Sono stati individuati, dunque, dei criteri di selezione che tengono conto delle diverse condizioni di partenza. Uno di essi è l’indice di vulnerabilità sociale e materiale, “un indicatore composito costruito attraverso la sintesi di sette indicatori riferiti alle dimensioni della vulnerabilità sociale e materiale ritenute più rilevanti per la formazione di una graduatoria nazionale dei comuni”, utilizzato per la “pianificazione di interventi socio-assistenziali a sostegno delle aree maggiormente esposte agli effetti della crisi economica, soprattutto con riferimento alla presenza di segmenti di popolazione potenzialmente più deboli” e meno resilienti.

Un criterio ineccepibile, ma non per chi ritiene la perequazione sociale ed economica un fattore possibile non necessario.

Tutto questo perché Governo e Parlamento riflettano, prima di dar eventualmente seguito alla raccomandazione approvata nell’aula del Senato lo scorso 17 Novembre.
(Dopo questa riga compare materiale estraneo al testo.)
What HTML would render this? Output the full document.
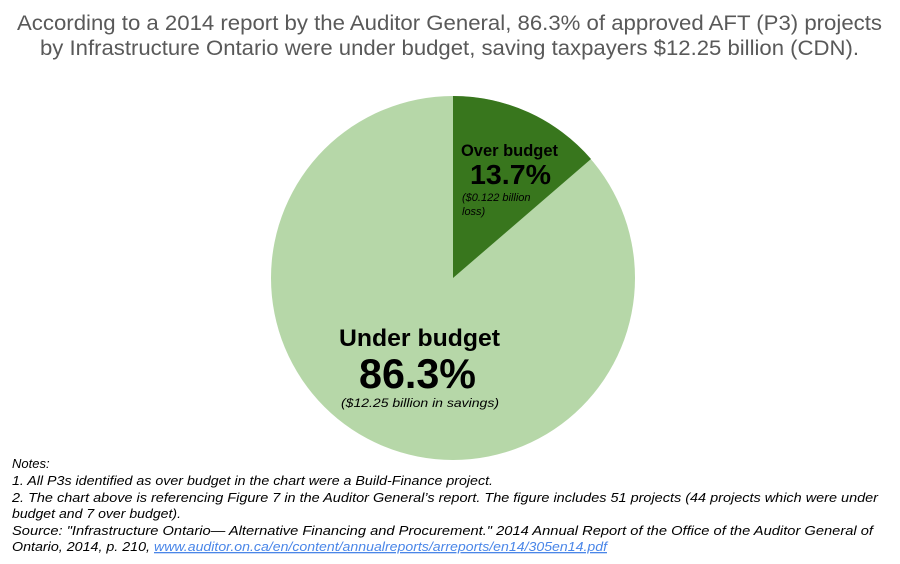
<!DOCTYPE html>
<html><head><style>
body{margin:0;width:900px;height:564px;background:#fff;overflow:hidden;font-family:"Liberation Sans",Arial,sans-serif;}
svg{position:absolute;left:0;top:0}
</style></head><body>
<svg width="900" height="564" viewBox="0 0 900 564">
<text x="17" y="30" textLength="865" lengthAdjust="spacingAndGlyphs" font-size="21" fill="#595959">According to a 2014 report by the Auditor General, 86.3% of approved AFT (P3) projects</text>
<text x="40" y="55" textLength="819" lengthAdjust="spacingAndGlyphs" font-size="21" fill="#595959">by Infrastructure Ontario were under budget, saving taxpayers $12.25 billion (CDN).</text>
<circle cx="453" cy="278" r="182" fill="#b6d7a8"/>
<path d="M453,278 L453,96 A182,182 0 0 1 591,159 Z" fill="#38761d"/>
<text x="461" y="156" textLength="97" lengthAdjust="spacingAndGlyphs" font-size="17" font-weight="bold" fill="#000">Over budget</text>
<text x="470" y="184" textLength="81" lengthAdjust="spacingAndGlyphs" font-size="28" font-weight="bold" fill="#000">13.7%</text>
<text x="462" y="201" font-size="11" font-style="italic" fill="#000">($0.122 billion</text>
<text x="462" y="215" font-size="11" font-style="italic" fill="#000">loss)</text>
<text x="339" y="346" textLength="161" lengthAdjust="spacingAndGlyphs" font-size="24" font-weight="bold" fill="#000">Under budget</text>
<text x="359" y="388" textLength="117" lengthAdjust="spacingAndGlyphs" font-size="42" font-weight="bold" fill="#000">86.3%</text>
<text x="341" y="407" textLength="158" lengthAdjust="spacingAndGlyphs" font-size="12" font-style="italic" fill="#000">($12.25 billion in savings)</text>
<g font-size="13" font-style="italic" fill="#000">
<text x="12" y="468">Notes:</text>
<text x="12" y="485" textLength="481" lengthAdjust="spacingAndGlyphs">1. All P3s identified as over budget in the chart were a Build-Finance project.</text>
<text x="12" y="502" textLength="866" lengthAdjust="spacingAndGlyphs">2. The chart above is referencing Figure 7 in the Auditor General’s report. The figure includes 51 projects (44 projects which were under</text>
<text x="12" y="518" textLength="169" lengthAdjust="spacingAndGlyphs">budget and 7 over budget).</text>
<text x="12" y="535" textLength="861" lengthAdjust="spacingAndGlyphs">Source: "Infrastructure Ontario— Alternative Financing and Procurement." 2014 Annual Report of the Office of the Auditor General of</text>
<text x="12" y="551" textLength="138" lengthAdjust="spacingAndGlyphs">Ontario, 2014, p. 210,</text>
<text x="154" y="551" textLength="453" lengthAdjust="spacingAndGlyphs" fill="#4a86e8" text-decoration="underline">www.auditor.on.ca/en/content/annualreports/arreports/en14/305en14.pdf</text>
</g>
</svg>
</body></html>
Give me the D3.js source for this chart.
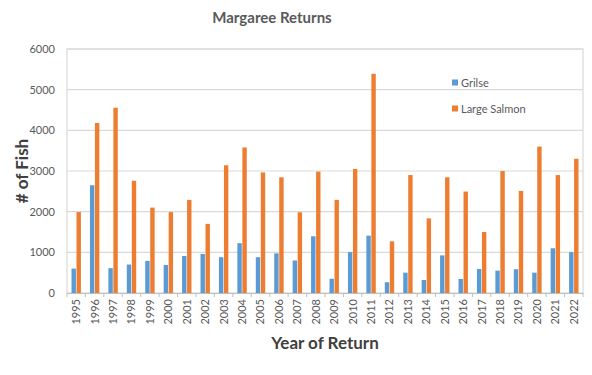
<!DOCTYPE html>
<html lang="en">
<head>
<meta charset="utf-8">
<title>Margaree Returns</title>
<script src="https://cdn.jsdelivr.net/npm/d3@7"></script>
<style>
  body { margin: 0; background: #fff; }
  text { font-family: Lato, "Open Sans", sans-serif; }
</style>
</head>
<body>
<script>
// data
var years = ["1995","1996","1997","1998","1999","2000","2001","2002","2003","2004",
  "2005","2006","2007","2008","2009","2010","2011","2012","2013","2014",
  "2015","2016","2017","2018","2019","2020","2021","2022"];
var grilse = [600,2650,610,700,790,690,910,960,880,1225,
  880,975,800,1395,350,1005,1410,265,500,320,
  925,345,590,550,585,500,1100,1005];
var largeSalmon = [1990,4180,4555,2760,2100,1990,2290,1700,3140,3580,
  2965,2845,1985,2985,2290,3050,5390,1270,2900,1835,
  2845,2495,1500,3000,2510,3600,2900,3300];
var yTicks = [0,1000,2000,3000,4000,5000,6000];
var seriesNames = ["Grilse","Large Salmon"];
var colors = ["#5B9BD5","#ED7D31"];

var W = 592, H = 375;
// plot area edges (note: "top" is reserved on window, so use p*)
var pLeft = 67, pRight = 583, pTop = 49, pBottom = 293;

var svg = d3.select("body").append("svg")
  .attr("width", W).attr("height", H);

var x = d3.scaleBand().domain(years).range([pLeft, pRight]);
var y = d3.scaleLinear().domain([0, 6000]).range([pBottom, pTop]);

// gridlines
svg.append("g").selectAll("line")
  .data(yTicks.slice(1))
  .enter().append("line")
  .attr("x1", pLeft).attr("x2", pRight)
  .attr("y1", function(d){ return y(d); })
  .attr("y2", function(d){ return y(d); })
  .attr("stroke", "#d9d9d9").attr("stroke-width", 1.2);

// plot frame
svg.append("rect")
  .attr("x", pLeft).attr("y", pTop)
  .attr("width", pRight - pLeft).attr("height", pBottom - pTop)
  .attr("fill", "none").attr("stroke", "#d9d9d9").attr("stroke-width", 1.2);

// bars
var bw = 4.4;
var groups = svg.append("g").selectAll("g")
  .data(years)
  .enter().append("g");

groups.append("rect")
  .attr("x", function(d){ return x(d) + x.bandwidth()/2 - bw - 0.3; })
  .attr("y", function(d,i){ return y(grilse[i]); })
  .attr("width", bw)
  .attr("height", function(d,i){ return pBottom - y(grilse[i]); })
  .attr("fill", colors[0]);

groups.append("rect")
  .attr("x", function(d){ return x(d) + x.bandwidth()/2 + 0.3; })
  .attr("y", function(d,i){ return y(largeSalmon[i]); })
  .attr("width", bw)
  .attr("height", function(d,i){ return pBottom - y(largeSalmon[i]); })
  .attr("fill", colors[1]);

// x axis
var xAxis = svg.append("g")
  .attr("transform", "translate(0," + pBottom + ")")
  .call(d3.axisBottom(x).tickSize(0).tickPadding(0));
xAxis.select(".domain").attr("stroke", "#bfbfbf").attr("stroke-width", 1.2);
xAxis.selectAll("text")
  .attr("transform", "rotate(-90)")
  .attr("text-anchor", "end")
  .attr("x", -6).attr("y", 0).attr("dy", "0.35em")
  .attr("fill", "#595959")
  .style("font-size", "11px");
// category separators below axis
svg.append("g").selectAll("line")
  .data(years.concat(["end"]))
  .enter().append("line")
  .attr("x1", function(d,i){ return pLeft + i * x.step(); })
  .attr("x2", function(d,i){ return pLeft + i * x.step(); })
  .attr("y1", pBottom).attr("y2", pBottom + 4)
  .attr("stroke", "#bfbfbf");

// y axis labels
var yAxis = svg.append("g")
  .attr("transform", "translate(" + pLeft + ",0)")
  .call(d3.axisLeft(y).tickValues(yTicks).tickSize(0).tickPadding(12)
    .tickFormat(d3.format("d")));
yAxis.select(".domain").remove();
yAxis.selectAll("text").attr("fill", "#595959").style("font-size", "11px");

// titles
svg.append("text")
  .attr("x", 272).attr("y", 23)
  .attr("text-anchor", "middle")
  .attr("fill", "#595959")
  .style("font-size", "15px").style("font-weight", "bold")
  .text("Margaree Returns");

svg.append("text")
  .attr("x", 325).attr("y", 349)
  .attr("text-anchor", "middle")
  .attr("fill", "#404040")
  .style("font-size", "17px").style("font-weight", "bold")
  .text("Year of Return");

svg.append("text")
  .attr("transform", "translate(28,171) rotate(-90)")
  .attr("text-anchor", "middle")
  .attr("fill", "#404040")
  .style("font-size", "17px").style("font-weight", "bold")
  .text("# of Fish");

// legend
var legend = svg.append("g").selectAll("g")
  .data(seriesNames)
  .enter().append("g")
  .attr("transform", function(d,i){ return "translate(452," + (83 + i * 26) + ")"; });
legend.append("rect")
  .attr("x", 0).attr("y", -3.5).attr("width", 6).attr("height", 6)
  .attr("fill", function(d,i){ return colors[i]; });
legend.append("text")
  .attr("x", 9).attr("y", 0).attr("dy", "0.35em")
  .attr("fill", "#595959")
  .style("font-size", "11px")
  .text(function(d){ return d; });
</script>
</body>
</html>
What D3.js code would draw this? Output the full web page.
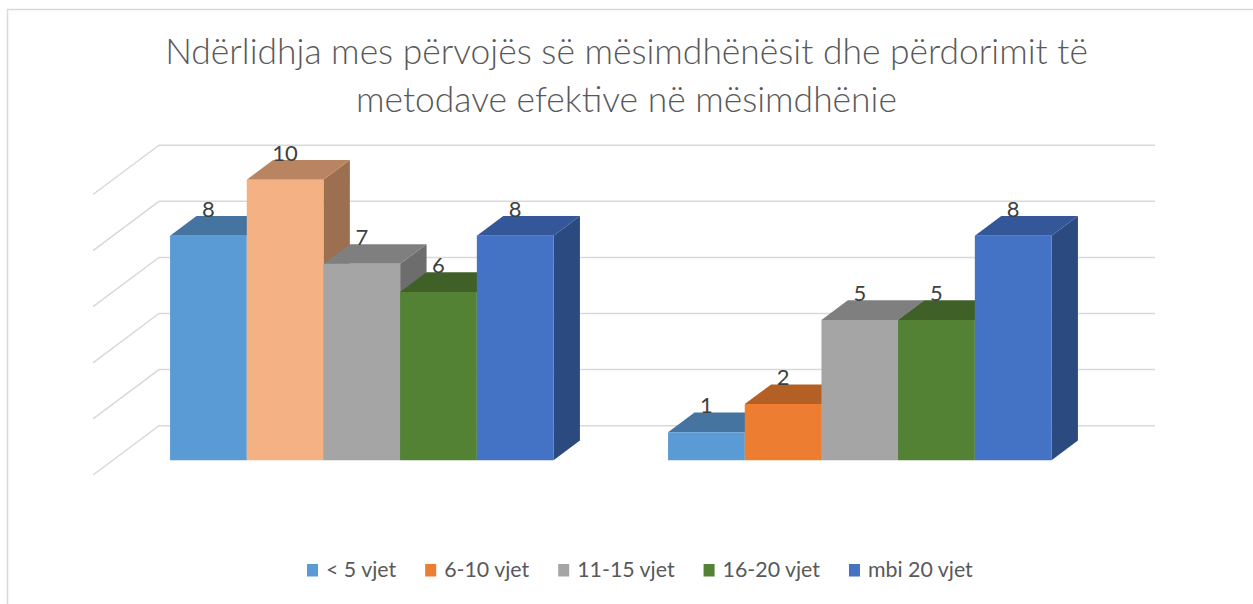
<!DOCTYPE html>
<html>
<head>
<meta charset="utf-8">
<script src="https://cdn.jsdelivr.net/npm/d3@7"></script>
<style>
  html, body { margin: 0; padding: 0; background: #fff; }
  svg { display: block; font-family: Lato, "Open Sans", sans-serif; }
</style>
</head>
<body>
<div id="chart"></div>
<script>
// chart data
const categories = ["Grupi A", "Grupi B"];
const seriesNames = ["< 5 vjet", "6-10 vjet", "11-15 vjet", "16-20 vjet", "mbi 20 vjet"];
const valuesA = [8, 10, 7, 6, 8];
const valuesB = [1, 2, 5, 5, 8];
const gridTicks = [0, 2, 4, 6, 8, 10];
const titleLines = [
    "Ndërlidhja mes përvojës së mësimdhënësit dhe përdorimit të",
    "metodave efektive në mësimdhënie"
];

// colours: front / top / side for each series
const frontColours = ["#5B9BD5", "#ED7D31", "#A5A5A5", "#548235", "#4472C4"];
const topColours   = ["#44749F", "#B45F24", "#7F7F7F", "#3F6128", "#34579A"];
const sideColours  = ["#3B668E", "#A0541F", "#6D6D6D", "#385724", "#2B4A7F"];
// the 6-10 bar of the first group is drawn in a lighter tone in the original
const overrideColours = {"0-1": {front: "#F4B183", top: "#B98461", side: "#9B6F4F"}};

const width = 1253;
const height = 604;

const svg = d3.select("#chart").append("svg")
    .attr("width", width)
    .attr("height", height);

svg.append("rect")
    .attr("x", 7.5).attr("y", 9.5)
    .attr("width", 1300).attr("height", 700)
    .attr("fill", "#fff")
    .attr("stroke", "#d9d9d9")
    .attr("stroke-width", 1.5);

// oblique 3d: front plane of the floor plus a depth vector going back/up-right
const depth = {dx: 66, dy: -49.3};
const barZ = [0.3, 0.7];

const y = d3.scaleLinear().domain([0, 10]).range([475, 194.5]);
const x0 = d3.scaleBand().domain(categories).range([93, 1089])
    .paddingInner(0.23).paddingOuter(0.115);
const x1 = d3.scaleBand().domain(seriesNames).range([0, x0.bandwidth()]);

function P(x, v, z) {
    return [x + z * depth.dx, y(v) + z * depth.dy];
}

// gridlines: back wall and left side wall
const grid = svg.append("g").attr("fill", "none")
    .attr("stroke", "#d9d9d9").attr("stroke-width", 1.5);
const [fx0, fx1] = x0.range();
gridTicks.forEach(t => {
    const bl = P(fx0, t, 1), br = P(fx1, t, 1), fl = P(fx0, t, 0);
    grid.append("path").attr("d", d3.line()([fl, bl, br]));
});

// bars, left to right so that neighbours cover hidden side faces
const rows = [valuesA, valuesB];
const bars = svg.append("g");
const labelData = [];
categories.forEach((cat, ci) => {
    seriesNames.forEach((s, si) => {
        const v = rows[ci][si];
        const xl = x0(cat) + x1(s);
        const xr = xl + x1.bandwidth();
        const c = overrideColours[ci + "-" + si] ||
            {front: frontColours[si], top: topColours[si], side: sideColours[si]};
        const [za, zb] = barZ;
        const side = [P(xr, 0, za), P(xr, 0, zb), P(xr, v, zb), P(xr, v, za)];
        const top = [P(xl, v, za), P(xr, v, za), P(xr, v, zb), P(xl, v, zb)];
        const front = [P(xl, 0, za), P(xr, 0, za), P(xr, v, za), P(xl, v, za)];
        const g = bars.append("g");
        g.append("path").attr("d", d3.line()(side) + "Z").attr("fill", c.side);
        g.append("path").attr("d", d3.line()(top) + "Z").attr("fill", c.top);
        g.append("path").attr("d", d3.line()(front) + "Z").attr("fill", c.front);
        labelData.push({x: (P(xl, v, za)[0] + P(xr, v, za)[0]) / 2, y: P(xl, v, zb)[1] + 1, v: v});
    });
});

svg.append("g").selectAll("text")
    .data(labelData)
    .join("text")
    .attr("x", d => d.x)
    .attr("y", d => d.y)
    .attr("text-anchor", "middle")
    .attr("font-size", 22)
    .attr("fill", "#404040")
    .text(d => d.v);

// title, sized so the first line spans like the original
const title = svg.append("g")
    .attr("fill", "#595959")
    .attr("font-weight", 300)
    .attr("text-anchor", "middle");
const titleTexts = title.selectAll("text")
    .data(titleLines)
    .join("text")
    .attr("x", 626.5)
    .attr("y", (d, i) => 63.5 + i * 48)
    .attr("font-size", 30)
    .text(d => d);
const w0 = titleTexts.node().getComputedTextLength();
titleTexts.attr("font-size", 30 * 923 / w0);

// legend: font sized so the labels take the same room as in the original
const legend = svg.append("g");
const legendTexts = seriesNames.map((s, i) => {
    const it = legend.append("g");
    it.append("rect").attr("x", 0).attr("y", -13).attr("width", 11).attr("height", 12.5)
        .attr("fill", frontColours[i]);
    const t = it.append("text").attr("x", 19).attr("y", 0)
        .attr("font-size", 19).attr("fill", "#595959").text(s);
    return {g: it, t: t};
});
const sumW = d3.sum(legendTexts, d => d.t.node().getComputedTextLength());
const legendSize = 19 * 455 / sumW;
let lx = 307;
legendTexts.forEach(d => {
    d.t.attr("font-size", legendSize);
    const tw = d.t.node().getComputedTextLength();
    d.g.attr("transform", `translate(${lx},577)`);
    lx += 19 + tw + 29;
});
</script>
</body>
</html>
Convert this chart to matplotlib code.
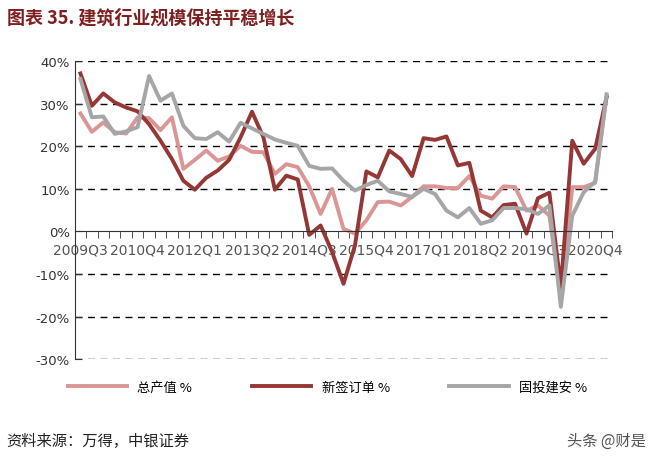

Se la quota maggioritaria dei comuni ammessi a finanziamento è del Sud lo si deve al fatto che le risorse messe a bando sono dentro la Misura “Inclusione e Coesione” e si riferiscono alla Componente C – Intervento 6 – cui è assegnato l’obiettivo di fornire ai Comuni i contributi necessari per investire nella rigenerazione urbana e ridurre situazioni di emarginazione e degrado sociale, per migliorare la qualità del decoro urbano e il contesto ambientale.

C’è più Sud perché è lì che ci sono maggiori “situazioni di emarginazione e degrado sociale” sulle quali agire.

L’ingiustizia non è tentare di assegnare oggi più risorse al Mezzogiorno, ma non averlo fatto in passato, lasciando che lo stato di arretratezza fosse causa ed effetto della stessa.

Voglio ricordare che l’Italia del Sud attende, almeno dal 2001, che lo Stato eserciti la propria potestà legislativa esclusiva in materia di “determinazione dei livelli essenziali delle prestazioni concernenti i diritti civili e sociali che devono essere garantiti su tutto il territorio nazionale” (Art. 117, comma 2, Cost.) perché tutti i cittadini italiani abbiano asili, scuole, trasporti, assistenza sociale e sanitaria uguale.